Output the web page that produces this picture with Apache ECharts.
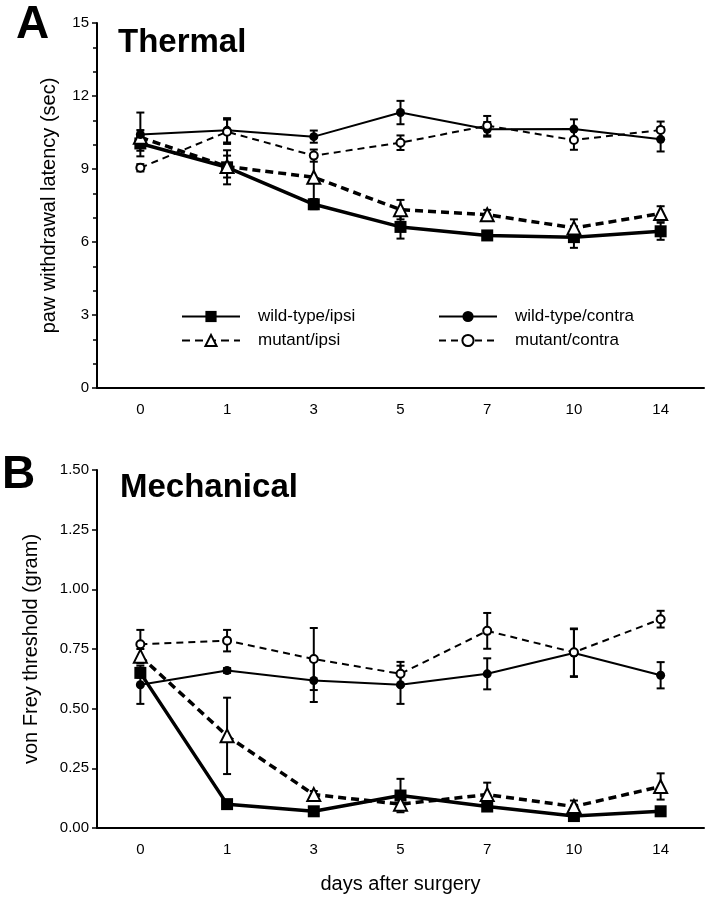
<!DOCTYPE html>
<html>
<head>
<meta charset="utf-8">
<title>Thermal and mechanical thresholds</title>
<script src="https://cdn.jsdelivr.net/npm/echarts@6/dist/echarts.min.js"></script>
<style>
  html, body { margin: 0; background: #fff; }
  #chart { width: 709px; height: 899px; }
</style>
</head>
<body>
<div id="chart"></div>
<script>
// x categories (days after surgery)
var days = ['0', '1', '3', '5', '7', '10', '14'];

// A: thermal paw withdrawal latency (sec), means and SEM
var thermWtIpsi      = [10.05, 9.07, 7.55, 6.62, 6.27, 6.20, 6.44];
var thermWtIpsiErr   = [0.30, 0.70, 0.20, 0.48, 0.15, 0.44, 0.35];
var thermMutIpsi     = [10.30, 9.10, 8.66, 7.33, 7.12, 6.58, 7.17];
var thermMutIpsiErr  = [0.30, 0.45, 0.90, 0.40, 0.20, 0.35, 0.30];
var thermWtCon       = [10.42, 10.59, 10.33, 11.32, 10.63, 10.64, 10.22];
var thermWtConErr    = [0.90, 0.50, 0.25, 0.48, 0.30, 0.40, 0.50];
var thermMutCon      = [9.05, 10.53, 9.55, 10.08, 10.78, 10.19, 10.60];
var thermMutConErr   = [0.15, 0.50, 0.25, 0.30, 0.40, 0.40, 0.35];

// B: von Frey threshold (gram), means and SEM
var mechWtIpsi       = [0.65, 0.10, 0.07, 0.136, 0.09, 0.05, 0.07];
var mechWtIpsiErr    = [0.02, 0.01, 0.01, 0.07, 0.01, 0.01, 0.01];
var mechMutIpsi      = [0.72, 0.386, 0.14, 0.10, 0.14, 0.09, 0.174];
var mechMutIpsiErr   = [0.03, 0.16, 0.015, 0.02, 0.05, 0.025, 0.055];
var mechWtCon        = [0.60, 0.66, 0.618, 0.60, 0.646, 0.733, 0.64];
var mechWtConErr     = [0.08, 0.01, 0.09, 0.08, 0.065, 0.10, 0.055];
var mechMutCon       = [0.77, 0.785, 0.708, 0.646, 0.826, 0.736, 0.875];
var mechMutConErr    = [0.06, 0.045, 0.13, 0.05, 0.075, 0.10, 0.035];

var thermTicks = [0, 3, 6, 9, 12, 15];
var mechTicks = [0, 0.25, 0.5, 0.75, 1.0, 1.25, 1.5];

var FONT = '"Liberation Sans", Arial, sans-serif';

var styles = {
    'wild-type/ipsi':   { symbol: 'rect', size: 12, width: 3.5, dash: 'solid', fill: '#000' },
    'mutant/ipsi':      { symbol: 'triangle', size: 13, width: 3.5, dash: [8, 5], fill: '#fff' },
    'wild-type/contra': { symbol: 'circle', size: 9, width: 2, dash: 'solid', fill: '#000' },
    'mutant/contra':    { symbol: 'circle', size: 8, width: 2, dash: [7, 5], fill: '#fff' }
};

function lineSeries(name, values, idx) {
    var s = styles[name];
    return {
        name: name,
        type: 'line',
        xAxisIndex: idx,
        yAxisIndex: idx,
        data: values,
        symbol: s.symbol,
        symbolSize: s.size,
        showAllSymbol: true,
        lineStyle: { color: '#000', width: s.width, type: s.dash },
        itemStyle: { color: s.fill, borderColor: '#000', borderWidth: s.fill === '#fff' ? 2 : 0 },
        emphasis: { disabled: true },
        z: 5
    };
}

function errorSeries(values, errs, idx) {
    var data = values.map(function (v, i) { return [i, v - errs[i], v + errs[i]]; });
    return {
        type: 'custom',
        xAxisIndex: idx,
        yAxisIndex: idx,
        data: data,
        silent: true,
        z: 3,
        renderItem: function (params, api) {
            var lo = api.coord([api.value(0), api.value(1)]);
            var hi = api.coord([api.value(0), api.value(2)]);
            var w = 4;
            var st = { stroke: '#000', lineWidth: 2 };
            return {
                type: 'group',
                children: [
                    { type: 'line', shape: { x1: lo[0], y1: lo[1], x2: hi[0], y2: hi[1] }, style: st },
                    { type: 'line', shape: { x1: lo[0] - w, y1: lo[1], x2: lo[0] + w, y2: lo[1] }, style: st },
                    { type: 'line', shape: { x1: hi[0] - w, y1: hi[1], x2: hi[0] + w, y2: hi[1] }, style: st }
                ]
            };
        }
    };
}

function xAxisCfg(idx, name) {
    return {
        type: 'category',
        gridIndex: idx,
        data: days,
        boundaryGap: true,
        name: name || '',
        nameLocation: 'middle',
        nameGap: 46,
        nameTextStyle: { fontFamily: FONT, fontSize: 20, color: '#000' },
        axisLine: { lineStyle: { color: '#000', width: 2 } },
        axisTick: { alignWithLabel: true, length: 5, lineStyle: { color: '#000', width: 1.5 } },
        axisLabel: { color: '#000', fontFamily: FONT, fontSize: 15, margin: 14 },
        splitLine: { show: false }
    };
}

function yAxisCfg(idx, name, ticks, digits, gap, minor) {
    return {
        type: 'value',
        gridIndex: idx,
        min: ticks[0],
        max: ticks[ticks.length - 1],
        interval: ticks[1] - ticks[0],
        name: name,
        nameLocation: 'middle',
        nameGap: gap,
        nameTextStyle: { fontFamily: FONT, fontSize: 20, color: '#000' },
        axisLine: { show: true, lineStyle: { color: '#000', width: 2 } },
        axisTick: { show: true, length: 5, lineStyle: { color: '#000', width: 1.5 } },
        minorTick: { show: minor, splitNumber: 3, length: 4, lineStyle: { color: '#000', width: 1.5 } },
        axisLabel: {
            color: '#000', fontFamily: FONT, fontSize: 15, margin: 8,
            formatter: function (v) { return v.toFixed(digits); }
        },
        splitLine: { show: false }
    };
}

var names = ['wild-type/ipsi', 'mutant/ipsi', 'wild-type/contra', 'mutant/contra'];
var thermVals = [thermWtIpsi, thermMutIpsi, thermWtCon, thermMutCon];
var thermErrs = [thermWtIpsiErr, thermMutIpsiErr, thermWtConErr, thermMutConErr];
var mechVals = [mechWtIpsi, mechMutIpsi, mechWtCon, mechMutCon];
var mechErrs = [mechWtIpsiErr, mechMutIpsiErr, mechWtConErr, mechMutConErr];

var series = [];
names.forEach(function (n, i) {
    series.push(errorSeries(thermVals[i], thermErrs[i], 0));
    series.push(errorSeries(mechVals[i], mechErrs[i], 1));
});
names.forEach(function (n, i) {
    series.push(lineSeries(n, thermVals[i], 0));
    series.push(lineSeries(n, mechVals[i], 1));
});

var legendBase = {
    orient: 'vertical',
    top: 303,
    itemWidth: 58,
    itemHeight: 14,
    itemGap: 7,
    selectedMode: false,
    textStyle: { fontFamily: FONT, fontSize: 17, color: '#000', padding: [0, 0, 0, 13] }
};

var option = {
    animation: false,
    backgroundColor: '#fff',
    grid: [
        { left: 97, top: 23, width: 607, height: 365 },
        { left: 97, top: 470, width: 607, height: 358 }
    ],
    xAxis: [xAxisCfg(0), xAxisCfg(1, 'days after surgery')],
    yAxis: [
        yAxisCfg(0, 'paw withdrawal latency (sec)', thermTicks, 0, 38, true),
        yAxisCfg(1, 'von Frey threshold (gram)', mechTicks, 2, 56, false)
    ],
    legend: [
        Object.assign({}, legendBase, { left: 176, data: ['wild-type/ipsi', 'mutant/ipsi'] }),
        Object.assign({}, legendBase, { left: 433, data: ['wild-type/contra', 'mutant/contra'] })
    ],
    graphic: [
        { type: 'text', left: 16, top: 2, style: { text: 'A', font: 'bold 46px ' + FONT, fill: '#000' } },
        { type: 'text', left: 118, top: 26, style: { text: 'Thermal', font: 'bold 33px ' + FONT, fill: '#000' } },
        { type: 'text', left: 2, top: 452, style: { text: 'B', font: 'bold 46px ' + FONT, fill: '#000' } },
        { type: 'text', left: 120, top: 471, style: { text: 'Mechanical', font: 'bold 33px ' + FONT, fill: '#000' } }
    ],
    series: series
};

var chart = echarts.init(document.getElementById('chart'), null, { renderer: 'canvas' });
chart.setOption(option);
window.addEventListener('resize', chart.resize);
</script>
</body>
</html>
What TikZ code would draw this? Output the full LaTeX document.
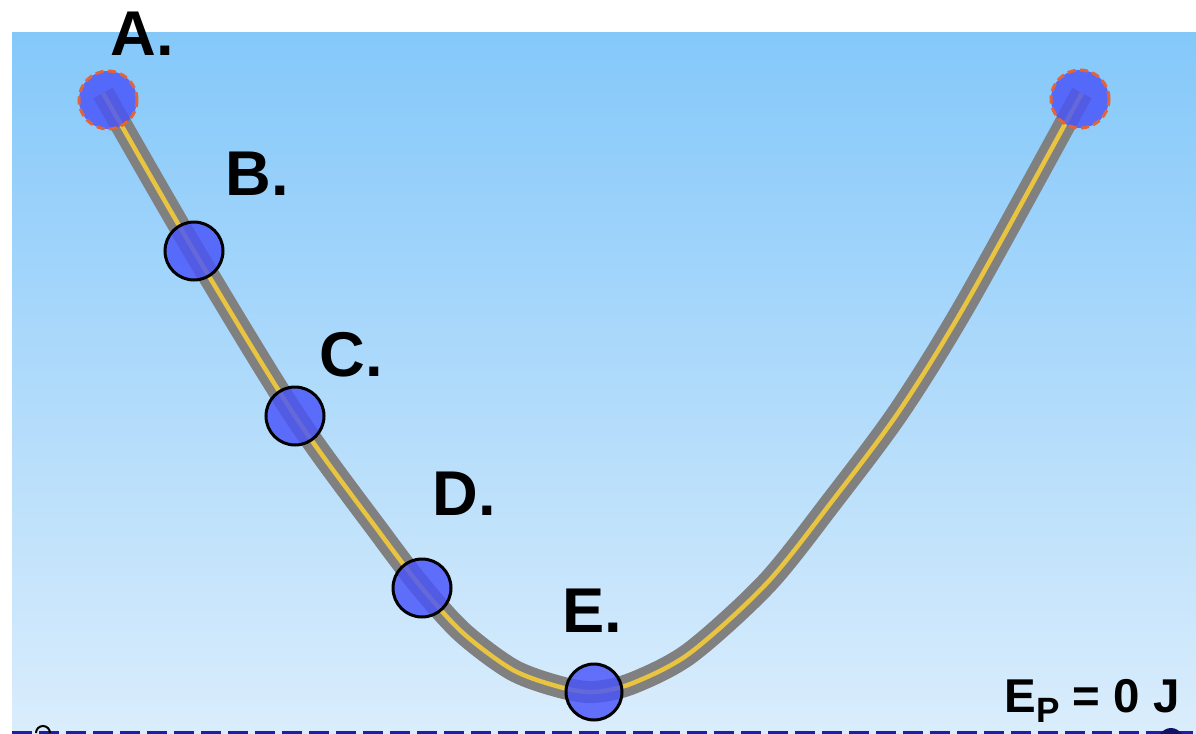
\documentclass[tikz,border=0pt]{standalone}
\usepackage{fontspec}
\setmainfont{Liberation Sans}
\usetikzlibrary{positioning}

\definecolor{skytop}{RGB}{132,200,250}
\definecolor{skybot}{RGB}{218,237,252}
\definecolor{trackgray}{RGB}{128,128,128}
\definecolor{trackyellow}{RGB}{232,196,64}
\definecolor{ballblue}{RGB}{72,84,250}
\definecolor{rimred}{RGB}{228,100,56}
\definecolor{groundblue}{RGB}{30,30,170}

\begin{document}
\begin{tikzpicture}[x=0.2mm,y=-0.2mm,
  ball/.style={circle, draw=black, line width=0.6mm, fill=ballblue, fill opacity=0.82, draw opacity=1, minimum size=11.6mm, inner sep=0},
  endball/.style={ball, draw=rimred, dash pattern=on 1.6mm off 0.9mm, line width=0.6mm},
  letter/.style={anchor=base west, inner sep=0, font=\fontsize{36}{40}\selectfont\bfseries}]
\useasboundingbox (0,0) rectangle (1196,734);
\fill[white] (0,0) rectangle (1196,734);

% Sky
\shade[top color=skytop, bottom color=skybot] (12,32) rectangle (1196,734);

% Ground level
\coordinate (gl) at (12,732);
\coordinate (gr) at (1196,732);
\draw[groundblue, line width=0.6mm, dash pattern=on 4mm off 1.4mm] (gl) -- (gr);
\draw[black, line width=0.4mm] (36,733) arc[start angle=180, end angle=360, radius=7];
\fill[groundblue!60!black] (1160,734) .. controls (1166,726) and (1176,726) .. (1182,734) -- cycle;

% Track
\draw[trackgray, line width=1.75mm, double=trackyellow, double distance=0.9mm]
  plot[smooth] coordinates {(103,93) (194,251) (295,416)
  (380,533) (422,588) (463,633) (513,670) (560,687) (594,692) (633,683) (690,653)
  (767,583) (833,500) (900,410) (968,300) (1082,93)};

% Balls
\node[endball] (A) at (108,100) {};
\node[ball] (B) at (194,251) {};
\node[ball] (C) at (295,416) {};
\node[ball] (D) at (422,588) {};
\node[ball, minimum size=11.2mm] (E) at (594,692) {};
\node[endball] (R) at (1080,99) {};

% Labels
\node[letter] (labA) at (110,55) {A.};
\node[letter] (labB) at (225,195) {B.};
\node[letter] (labC) at (319,376) {C.};
\node[letter] (labD) at (432,515) {D.};
\node[letter] (labE) at (562,632) {E.};
\node[anchor=base west, inner sep=0, font=\fontsize{27}{30}\selectfont\bfseries] (ep) at (1004,712)
  {E\raisebox{-6pt}{\fontsize{20}{20}\selectfont P} = 0 J};

\end{tikzpicture}
\end{document}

Requirement:
Write out the lines from the one containing "What TikZ code" down to the one containing "(1182,734) -- cycle;", both included, exactly as they appear. Leave out any pictures.

Exercise response:
What TikZ code would draw this? Output the full LaTeX document.
\documentclass[tikz,border=0pt]{standalone}
\usepackage{fontspec}
\setmainfont{Liberation Sans}
\usetikzlibrary{positioning}

\definecolor{skytop}{RGB}{132,200,250}
\definecolor{skybot}{RGB}{218,237,252}
\definecolor{trackgray}{RGB}{128,128,128}
\definecolor{trackyellow}{RGB}{232,196,64}
\definecolor{ballblue}{RGB}{72,84,250}
\definecolor{rimred}{RGB}{228,100,56}
\definecolor{groundblue}{RGB}{30,30,170}

\begin{document}
\begin{tikzpicture}[x=0.2mm,y=-0.2mm,
  ball/.style={circle, draw=black, line width=0.6mm, fill=ballblue, fill opacity=0.82, draw opacity=1, minimum size=11.6mm, inner sep=0},
  endball/.style={ball, draw=rimred, dash pattern=on 1.6mm off 0.9mm, line width=0.6mm},
  letter/.style={anchor=base west, inner sep=0, font=\fontsize{36}{40}\selectfont\bfseries}]
\useasboundingbox (0,0) rectangle (1196,734);
\fill[white] (0,0) rectangle (1196,734);

% Sky
\shade[top color=skytop, bottom color=skybot] (12,32) rectangle (1196,734);

% Ground level
\coordinate (gl) at (12,732);
\coordinate (gr) at (1196,732);
\draw[groundblue, line width=0.6mm, dash pattern=on 4mm off 1.4mm] (gl) -- (gr);
\draw[black, line width=0.4mm] (36,733) arc[start angle=180, end angle=360, radius=7];
\fill[groundblue!60!black] (1160,734) .. controls (1166,726) and (1176,726) .. (1182,734) -- cycle;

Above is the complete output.